▶ _Problem to solve_
Leave out the pictures and retype only the lines from the opening line to the line that holds "13, 13.5, 11, 5, 0]", both ends included.

━━ Supplied data

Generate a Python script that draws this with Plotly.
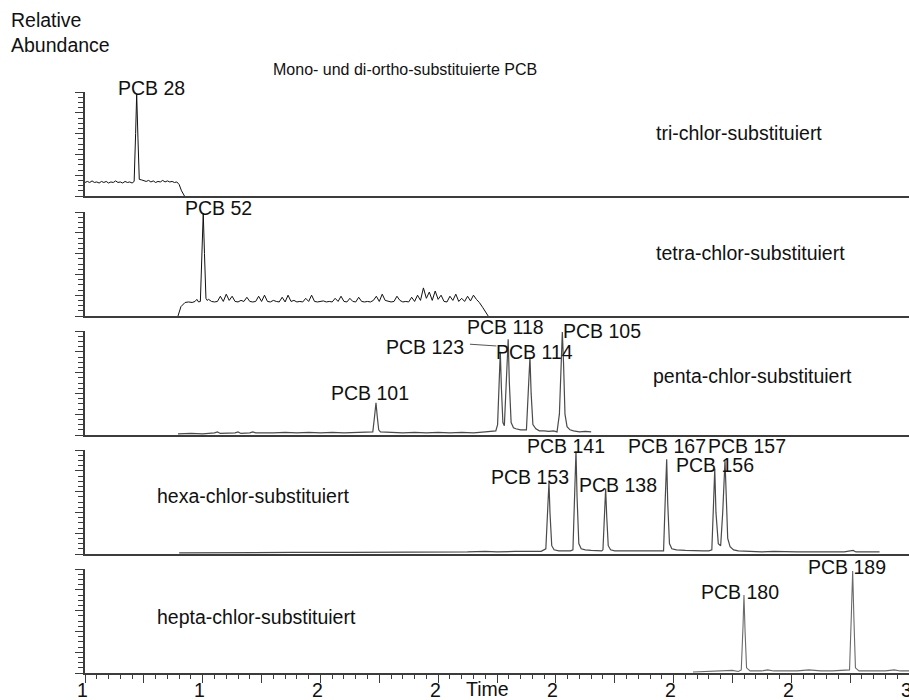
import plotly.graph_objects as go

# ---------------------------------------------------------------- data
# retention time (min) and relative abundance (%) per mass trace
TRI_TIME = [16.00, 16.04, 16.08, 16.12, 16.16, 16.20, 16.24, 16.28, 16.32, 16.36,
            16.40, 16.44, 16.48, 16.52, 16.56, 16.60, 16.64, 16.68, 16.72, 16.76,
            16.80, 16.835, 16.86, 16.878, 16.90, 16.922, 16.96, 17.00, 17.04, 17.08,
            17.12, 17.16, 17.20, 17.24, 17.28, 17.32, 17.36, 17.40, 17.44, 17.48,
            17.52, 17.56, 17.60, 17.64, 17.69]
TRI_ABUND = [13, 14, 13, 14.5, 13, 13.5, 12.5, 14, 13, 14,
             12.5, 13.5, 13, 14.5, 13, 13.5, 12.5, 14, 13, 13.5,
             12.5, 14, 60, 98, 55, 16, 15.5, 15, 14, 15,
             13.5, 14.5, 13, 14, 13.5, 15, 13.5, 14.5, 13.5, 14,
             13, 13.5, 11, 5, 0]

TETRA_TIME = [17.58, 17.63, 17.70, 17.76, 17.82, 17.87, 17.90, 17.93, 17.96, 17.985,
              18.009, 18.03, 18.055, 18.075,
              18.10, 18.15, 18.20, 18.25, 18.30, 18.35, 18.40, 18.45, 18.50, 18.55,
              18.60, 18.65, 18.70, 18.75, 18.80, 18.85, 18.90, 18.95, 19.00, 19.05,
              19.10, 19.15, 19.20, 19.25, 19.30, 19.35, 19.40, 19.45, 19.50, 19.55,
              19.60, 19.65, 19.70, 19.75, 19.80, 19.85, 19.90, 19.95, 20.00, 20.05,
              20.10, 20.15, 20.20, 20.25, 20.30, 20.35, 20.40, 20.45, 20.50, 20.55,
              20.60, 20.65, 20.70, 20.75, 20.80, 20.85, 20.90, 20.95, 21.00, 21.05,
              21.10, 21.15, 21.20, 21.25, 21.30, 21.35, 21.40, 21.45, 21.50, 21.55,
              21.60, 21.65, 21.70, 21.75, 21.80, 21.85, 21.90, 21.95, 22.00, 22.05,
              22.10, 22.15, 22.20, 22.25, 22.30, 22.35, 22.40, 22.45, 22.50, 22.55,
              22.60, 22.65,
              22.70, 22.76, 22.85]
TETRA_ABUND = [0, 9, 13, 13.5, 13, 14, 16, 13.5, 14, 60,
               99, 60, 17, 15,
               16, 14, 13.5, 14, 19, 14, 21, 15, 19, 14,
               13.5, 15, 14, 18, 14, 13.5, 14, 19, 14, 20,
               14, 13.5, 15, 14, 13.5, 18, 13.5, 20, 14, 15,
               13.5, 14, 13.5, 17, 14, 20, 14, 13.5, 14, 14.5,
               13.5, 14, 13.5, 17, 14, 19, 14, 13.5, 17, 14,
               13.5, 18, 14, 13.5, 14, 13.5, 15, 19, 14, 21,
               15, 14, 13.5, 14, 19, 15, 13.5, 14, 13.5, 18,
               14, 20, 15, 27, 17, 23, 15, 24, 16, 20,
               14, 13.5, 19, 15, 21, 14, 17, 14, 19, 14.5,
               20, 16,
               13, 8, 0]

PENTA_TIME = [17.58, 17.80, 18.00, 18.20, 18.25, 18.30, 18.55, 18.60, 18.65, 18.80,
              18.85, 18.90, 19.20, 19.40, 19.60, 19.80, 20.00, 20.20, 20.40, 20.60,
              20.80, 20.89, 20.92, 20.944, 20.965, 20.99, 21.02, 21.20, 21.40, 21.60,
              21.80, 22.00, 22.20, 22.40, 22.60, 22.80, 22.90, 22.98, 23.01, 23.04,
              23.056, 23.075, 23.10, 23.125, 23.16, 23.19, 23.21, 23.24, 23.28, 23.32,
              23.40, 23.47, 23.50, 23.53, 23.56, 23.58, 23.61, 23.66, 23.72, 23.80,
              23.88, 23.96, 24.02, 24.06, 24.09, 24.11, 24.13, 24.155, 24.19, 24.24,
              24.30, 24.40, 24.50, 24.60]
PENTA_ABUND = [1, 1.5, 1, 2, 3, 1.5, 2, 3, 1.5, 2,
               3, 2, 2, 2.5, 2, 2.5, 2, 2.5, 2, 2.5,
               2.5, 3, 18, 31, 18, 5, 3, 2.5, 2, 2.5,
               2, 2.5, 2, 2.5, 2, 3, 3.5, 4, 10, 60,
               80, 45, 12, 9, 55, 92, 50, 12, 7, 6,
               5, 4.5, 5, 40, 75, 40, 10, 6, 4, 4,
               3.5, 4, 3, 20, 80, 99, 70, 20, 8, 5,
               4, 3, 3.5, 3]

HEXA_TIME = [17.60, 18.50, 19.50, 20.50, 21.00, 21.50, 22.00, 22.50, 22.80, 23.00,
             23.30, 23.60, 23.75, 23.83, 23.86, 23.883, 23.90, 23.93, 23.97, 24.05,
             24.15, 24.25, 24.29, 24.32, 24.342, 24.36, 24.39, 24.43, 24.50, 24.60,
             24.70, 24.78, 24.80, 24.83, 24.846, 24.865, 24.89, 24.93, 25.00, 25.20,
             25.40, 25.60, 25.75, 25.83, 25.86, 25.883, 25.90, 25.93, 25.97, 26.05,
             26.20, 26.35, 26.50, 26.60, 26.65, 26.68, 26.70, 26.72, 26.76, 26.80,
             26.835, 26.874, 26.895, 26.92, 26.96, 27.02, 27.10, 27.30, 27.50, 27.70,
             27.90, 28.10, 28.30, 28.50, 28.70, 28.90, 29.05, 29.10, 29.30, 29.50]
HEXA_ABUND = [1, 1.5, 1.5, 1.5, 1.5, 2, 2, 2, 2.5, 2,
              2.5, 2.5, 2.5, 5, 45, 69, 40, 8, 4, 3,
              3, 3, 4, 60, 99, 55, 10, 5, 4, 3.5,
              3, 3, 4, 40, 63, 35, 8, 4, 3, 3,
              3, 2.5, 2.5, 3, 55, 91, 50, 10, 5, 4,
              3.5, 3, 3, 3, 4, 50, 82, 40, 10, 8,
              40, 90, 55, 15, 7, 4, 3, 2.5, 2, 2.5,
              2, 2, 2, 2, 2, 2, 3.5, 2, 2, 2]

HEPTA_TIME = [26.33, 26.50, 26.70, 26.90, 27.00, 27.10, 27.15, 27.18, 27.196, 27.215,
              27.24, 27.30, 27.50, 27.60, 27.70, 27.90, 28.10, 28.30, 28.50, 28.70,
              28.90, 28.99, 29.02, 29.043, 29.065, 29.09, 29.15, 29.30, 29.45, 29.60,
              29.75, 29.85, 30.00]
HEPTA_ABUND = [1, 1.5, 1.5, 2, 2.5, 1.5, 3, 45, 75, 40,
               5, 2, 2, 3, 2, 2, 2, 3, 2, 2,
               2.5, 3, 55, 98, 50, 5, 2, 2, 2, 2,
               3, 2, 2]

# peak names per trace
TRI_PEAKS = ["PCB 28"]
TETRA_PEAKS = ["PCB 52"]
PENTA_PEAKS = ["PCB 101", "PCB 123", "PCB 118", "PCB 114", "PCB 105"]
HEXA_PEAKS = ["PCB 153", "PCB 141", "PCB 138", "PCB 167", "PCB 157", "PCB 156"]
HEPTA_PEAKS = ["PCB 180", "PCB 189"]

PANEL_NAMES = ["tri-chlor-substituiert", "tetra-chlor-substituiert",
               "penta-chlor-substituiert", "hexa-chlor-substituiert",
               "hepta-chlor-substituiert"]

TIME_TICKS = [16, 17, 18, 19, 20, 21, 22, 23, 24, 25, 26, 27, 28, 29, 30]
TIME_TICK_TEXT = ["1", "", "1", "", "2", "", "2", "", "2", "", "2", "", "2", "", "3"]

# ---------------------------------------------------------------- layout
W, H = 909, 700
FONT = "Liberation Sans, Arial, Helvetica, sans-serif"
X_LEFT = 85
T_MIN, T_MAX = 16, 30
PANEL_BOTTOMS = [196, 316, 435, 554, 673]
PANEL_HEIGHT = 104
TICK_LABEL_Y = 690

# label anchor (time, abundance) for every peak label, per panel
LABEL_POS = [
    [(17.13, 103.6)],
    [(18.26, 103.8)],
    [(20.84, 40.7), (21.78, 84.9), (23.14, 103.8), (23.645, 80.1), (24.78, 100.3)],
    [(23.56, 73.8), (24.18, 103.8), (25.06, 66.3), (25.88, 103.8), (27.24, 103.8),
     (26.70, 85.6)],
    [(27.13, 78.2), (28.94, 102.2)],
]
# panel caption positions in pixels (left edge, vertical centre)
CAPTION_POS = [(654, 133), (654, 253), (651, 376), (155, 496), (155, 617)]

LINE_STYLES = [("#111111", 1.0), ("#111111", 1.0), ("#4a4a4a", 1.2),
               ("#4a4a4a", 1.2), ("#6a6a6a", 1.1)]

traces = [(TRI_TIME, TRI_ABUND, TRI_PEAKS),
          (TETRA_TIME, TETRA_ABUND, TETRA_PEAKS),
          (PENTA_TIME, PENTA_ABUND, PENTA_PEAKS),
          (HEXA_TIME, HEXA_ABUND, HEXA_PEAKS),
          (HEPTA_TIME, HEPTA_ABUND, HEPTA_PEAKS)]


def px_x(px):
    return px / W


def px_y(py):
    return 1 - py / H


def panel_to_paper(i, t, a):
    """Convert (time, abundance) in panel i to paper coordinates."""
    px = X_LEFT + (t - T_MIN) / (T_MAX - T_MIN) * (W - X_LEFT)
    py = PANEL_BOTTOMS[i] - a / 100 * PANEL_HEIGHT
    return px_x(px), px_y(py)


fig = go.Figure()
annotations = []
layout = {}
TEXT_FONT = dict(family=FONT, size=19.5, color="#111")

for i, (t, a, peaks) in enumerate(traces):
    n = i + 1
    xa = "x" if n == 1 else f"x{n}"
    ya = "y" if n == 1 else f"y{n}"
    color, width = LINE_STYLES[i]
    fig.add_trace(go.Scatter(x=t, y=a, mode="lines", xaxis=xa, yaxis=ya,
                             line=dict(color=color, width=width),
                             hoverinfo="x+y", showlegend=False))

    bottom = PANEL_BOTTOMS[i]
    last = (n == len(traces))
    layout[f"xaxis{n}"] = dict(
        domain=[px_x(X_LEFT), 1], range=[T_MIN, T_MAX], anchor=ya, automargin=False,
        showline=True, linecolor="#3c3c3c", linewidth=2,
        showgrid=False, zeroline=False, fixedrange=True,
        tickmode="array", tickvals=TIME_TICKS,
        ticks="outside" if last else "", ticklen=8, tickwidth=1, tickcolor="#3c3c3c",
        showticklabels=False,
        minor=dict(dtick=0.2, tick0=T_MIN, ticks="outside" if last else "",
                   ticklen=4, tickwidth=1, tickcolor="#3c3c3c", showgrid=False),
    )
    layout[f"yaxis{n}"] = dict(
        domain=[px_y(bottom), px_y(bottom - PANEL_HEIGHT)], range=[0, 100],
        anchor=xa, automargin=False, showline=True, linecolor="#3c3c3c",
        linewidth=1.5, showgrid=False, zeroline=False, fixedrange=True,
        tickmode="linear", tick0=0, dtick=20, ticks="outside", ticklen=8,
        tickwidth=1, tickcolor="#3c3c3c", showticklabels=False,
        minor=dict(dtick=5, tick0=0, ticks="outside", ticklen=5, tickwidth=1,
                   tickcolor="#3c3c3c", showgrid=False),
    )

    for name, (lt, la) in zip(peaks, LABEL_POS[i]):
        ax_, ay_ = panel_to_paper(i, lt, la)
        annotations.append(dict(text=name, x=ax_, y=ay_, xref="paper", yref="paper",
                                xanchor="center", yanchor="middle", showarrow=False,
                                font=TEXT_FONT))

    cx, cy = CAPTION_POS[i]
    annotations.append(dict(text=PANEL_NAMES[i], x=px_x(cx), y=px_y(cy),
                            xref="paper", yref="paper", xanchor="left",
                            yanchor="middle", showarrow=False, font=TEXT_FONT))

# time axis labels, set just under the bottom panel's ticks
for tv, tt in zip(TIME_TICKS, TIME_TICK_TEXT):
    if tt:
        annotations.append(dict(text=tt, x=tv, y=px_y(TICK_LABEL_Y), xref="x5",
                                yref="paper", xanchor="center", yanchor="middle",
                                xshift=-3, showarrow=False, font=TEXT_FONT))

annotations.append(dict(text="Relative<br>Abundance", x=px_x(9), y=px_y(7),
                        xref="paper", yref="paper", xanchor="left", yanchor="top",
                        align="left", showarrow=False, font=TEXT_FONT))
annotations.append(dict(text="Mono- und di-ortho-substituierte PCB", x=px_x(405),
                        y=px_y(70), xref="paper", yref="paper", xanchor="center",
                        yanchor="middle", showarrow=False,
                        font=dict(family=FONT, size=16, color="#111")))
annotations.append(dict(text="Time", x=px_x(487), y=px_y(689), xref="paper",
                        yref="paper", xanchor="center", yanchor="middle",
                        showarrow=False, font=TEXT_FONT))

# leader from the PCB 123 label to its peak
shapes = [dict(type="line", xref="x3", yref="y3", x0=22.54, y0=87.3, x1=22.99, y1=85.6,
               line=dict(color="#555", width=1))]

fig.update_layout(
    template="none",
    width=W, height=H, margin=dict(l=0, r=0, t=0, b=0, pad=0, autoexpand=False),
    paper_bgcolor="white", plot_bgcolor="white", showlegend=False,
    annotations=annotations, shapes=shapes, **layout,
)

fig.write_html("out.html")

━━━━

▶ _Problem solution_
Generate a Python script that draws this with Plotly.
import plotly.graph_objects as go

# ---------------------------------------------------------------- data
# retention time (min) and relative abundance (%) per mass trace
TRI_TIME = [16.00, 16.04, 16.08, 16.12, 16.16, 16.20, 16.24, 16.28, 16.32, 16.36,
            16.40, 16.44, 16.48, 16.52, 16.56, 16.60, 16.64, 16.68, 16.72, 16.76,
            16.80, 16.835, 16.86, 16.878, 16.90, 16.922, 16.96, 17.00, 17.04, 17.08,
            17.12, 17.16, 17.20, 17.24, 17.28, 17.32, 17.36, 17.40, 17.44, 17.48,
            17.52, 17.56, 17.60, 17.64, 17.69]
TRI_ABUND = [13, 14, 13, 14.5, 13, 13.5, 12.5, 14, 13, 14,
             12.5, 13.5, 13, 14.5, 13, 13.5, 12.5, 14, 13, 13.5,
             12.5, 14, 60, 98, 55, 16, 15.5, 15, 14, 15,
             13.5, 14.5, 13, 14, 13.5, 15, 13.5, 14.5, 13.5, 14,
             13, 13.5, 11, 5, 0]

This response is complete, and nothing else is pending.